Personal information
- Full name: Michael Allen Wall
- Nickname: "Mike"
- National team: United States
- Born: February 1, 1946 (age 80) Atlanta, Georgia, U.S.
- Height: 6 ft 2 in (1.88 m)
- Weight: 170 lb (77 kg)

Sport
- Sport: Swimming
- Strokes: Freestyle
- Club: Santa Clara Swim Club
- College team: Stanford University

= Michael Wall (swimmer) =

American swimmer

Michael Allen Wall (born February 1, 1946) is an American former competition swimmer who participated in two consecutive Summer Olympics.

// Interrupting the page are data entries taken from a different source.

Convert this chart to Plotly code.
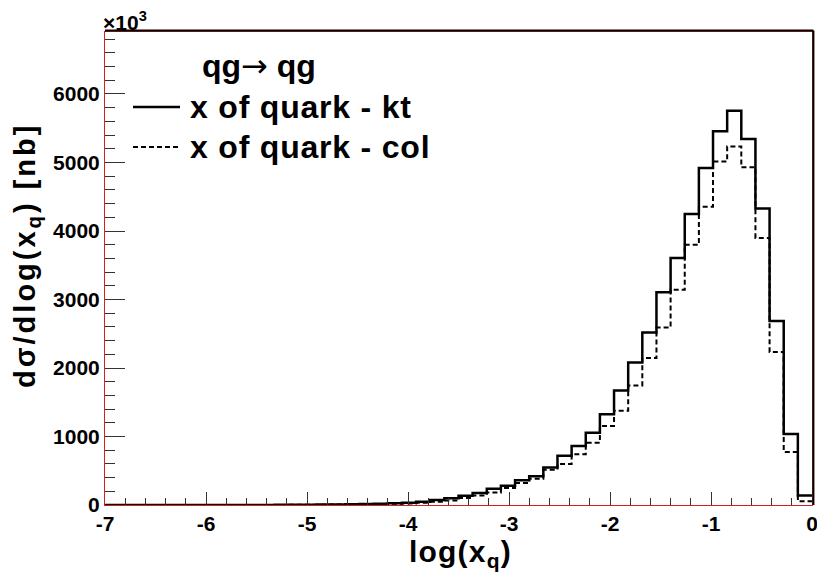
import numpy as np
import plotly.graph_objects as go

# 50 bins from -7 to 0 (width 0.14)
bin_edges = np.round(np.linspace(-7.0, 0.0, 51), 4)

# d sigma / d log(x_q) in units of 10^3 nb
kt_values = [
    0, 0, 0, 0, 0, 0, 0.3, 0.5, 0.7, 0.9,
    1.2, 1.6, 2.2, 3, 4, 5.5, 7.5, 10, 13, 18,
    24, 32, 48, 73, 97, 136, 175, 238, 282, 360,
    418, 549, 720, 860, 1055, 1323, 1673, 2082, 2520, 3104,
    3606, 4248, 4920, 5455, 5756, 5343, 4330, 2686, 1036, 140,
]
col_values = [
    0, 0, 0, 0, 0, 0, 0.2, 0.4, 0.5, 0.7,
    0.9, 1.2, 1.6, 2.2, 3, 4, 5.5, 7.5, 10, 13,
    17, 22, 32, 46, 67, 102, 140, 184, 248, 321,
    384, 515, 598, 740, 910, 1153, 1377, 1746, 2146, 2590,
    3143, 3800, 4355, 5016, 5235, 4929, 3898, 2234, 774, 55,
]

y_ticks = [0, 1000, 2000, 3000, 4000, 5000, 6000]
x_ticks = [-7, -6, -5, -4, -3, -2, -1, 0]

FONT = "Liberation Sans"

def step(vals):
    return list(bin_edges), list(vals) + [vals[-1]]

fig = go.Figure()
xs, ys = step(col_values)
fig.add_trace(go.Scatter(x=xs, y=ys, mode="lines", line_shape="hv",
                         line=dict(color="black", width=2, dash="5px,3px"),
                         name="x of quark - col", showlegend=False, cliponaxis=False))
xs, ys = step(kt_values)
fig.add_trace(go.Scatter(x=xs, y=ys, mode="lines", line_shape="hv",
                         line=dict(color="black", width=2.5),
                         name="x of quark - kt", showlegend=False, cliponaxis=False))

axis_common = dict(showline=True, linecolor="#d62020", linewidth=1, mirror=True,
                   showgrid=False, zeroline=False, ticks="inside", tickcolor="#333",
                   automargin=False, ticklabeloverflow="allow",
                   tickfont=dict(family=FONT, size=21, color="black", weight="bold"))

fig.update_xaxes(range=[-7, 0], tickvals=x_ticks, ticktext=[str(v) for v in x_ticks],
                 ticklen=13, tickwidth=1,
                 minor=dict(dtick=0.2, ticks="inside", ticklen=7, tickcolor="#333"),
                 **axis_common)
fig.update_yaxes(range=[0, 6905], tickvals=y_ticks, ticktext=[str(v) for v in y_ticks],
                 ticklen=20, tickwidth=1,
                 minor=dict(dtick=200, ticks="inside", ticklen=10, tickcolor="#333"),
                 **axis_common)

# black outer frame on top and right
fig.add_shape(type="line", xref="paper", yref="paper", x0=0, x1=1.002, y0=1.003, y1=1.003,
              line=dict(color="black", width=2))
fig.add_shape(type="line", xref="paper", yref="paper", x0=1.002, x1=1.002, y0=0, y1=1.003,
              line=dict(color="black", width=2))

L, T, W, H = 105, 32, 707, 473
def px(xp):
    return (xp - L) / W
def py(yp):
    return (T + H - yp) / H

def spaced(s, sp):
    return "<span style='letter-spacing:%spx'>%s</span>" % (sp, s)

# legend
fig.add_shape(type="line", xref="paper", yref="paper", x0=px(133), x1=px(180), y0=py(107), y1=py(107),
              line=dict(color="black", width=2.5))
fig.add_shape(type="line", xref="paper", yref="paper", x0=px(133), x1=px(180), y0=py(147), y1=py(147),
              line=dict(color="black", width=2, dash="5px,3px"))
fig.add_annotation(xref="paper", yref="paper", x=px(188), y=py(107), text=spaced("x of quark - kt", 0.8),
                   showarrow=False, xanchor="left", yanchor="middle",
                   font=dict(family=FONT, size=32, color="black", weight="bold"))
fig.add_annotation(xref="paper", yref="paper", x=px(188), y=py(147), text=spaced("x of quark - col", 0.8),
                   showarrow=False, xanchor="left", yanchor="middle",
                   font=dict(family=FONT, size=32, color="black", weight="bold"))
fig.add_annotation(xref="paper", yref="paper", x=px(200), y=py(66),
                   text="qg<span style='font-family:DejaVu Sans;font-weight:normal'>→</span> qg",
                   showarrow=False, xanchor="left", yanchor="middle",
                   font=dict(family=FONT, size=32, color="black", weight="bold"))

# exponent label
fig.add_annotation(xref="paper", yref="paper", x=px(101), y=py(21), text="×10<sup>3</sup>",
                   showarrow=False, xanchor="left", yanchor="middle",
                   font=dict(family=FONT, size=21, color="black", weight="bold"))

# axis titles
fig.add_annotation(xref="paper", yref="paper", x=px(460), y=py(553),
                   text=spaced("log(x<sub>q</sub>)", 1.2),
                   showarrow=False, xanchor="center", yanchor="middle",
                   font=dict(family=FONT, size=30, color="black", weight="bold"))
fig.add_annotation(xref="paper", yref="paper", x=px(27), y=py(256),
                   text=spaced("dσ/dlog(x<sub>q</sub>) [nb]", 3),
                   showarrow=False, xanchor="center", yanchor="middle", textangle=-90,
                   font=dict(family=FONT, size=29, color="black", weight="bold"))

fig.update_layout(width=817, height=574, margin=dict(l=L, r=817 - L - W, t=T, b=574 - T - H),
                  paper_bgcolor="white", plot_bgcolor="white", showlegend=False)

fig.write_html("out.html", config={"displayModeBar": False},
               post_script="document.body.style.margin='0';document.body.style.overflow='hidden';")
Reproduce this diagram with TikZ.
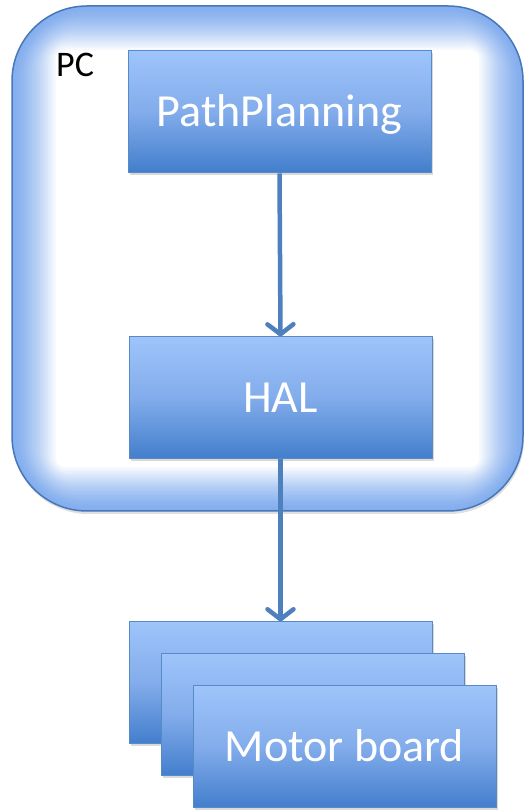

At the 1964 Summer Olympics in Tokyo, Wall competed for the gold medal-winning U.S. team in the preliminary heats of the men's 4×200-meter freestyle relay. Four years later at the 1968 Summer Olympics in Mexico City, he swam for the first-place U.S. teams in the qualifying heats of the men's 4×100-meter freestyle relay and men's 4×200-meter freestyle relay. He did not, however, receive a medal for either performance; until 1984, under international swimming rules, relay swimmers were not eligible for a medal unless they swam in the event finals.

Wall attended Stanford University, where he swam for the Stanford Cardinal swimming and diving team in National Collegiate Athletic Association (NCAA) competition. Wall was a member of Stanford's 1967 NCAA national championship relay team in the 800-yard relay, which set new NCAA and American records for the event with a time of 6:54.65. He was also a key points contributor in Stanford's NCAA national team championship in 1967.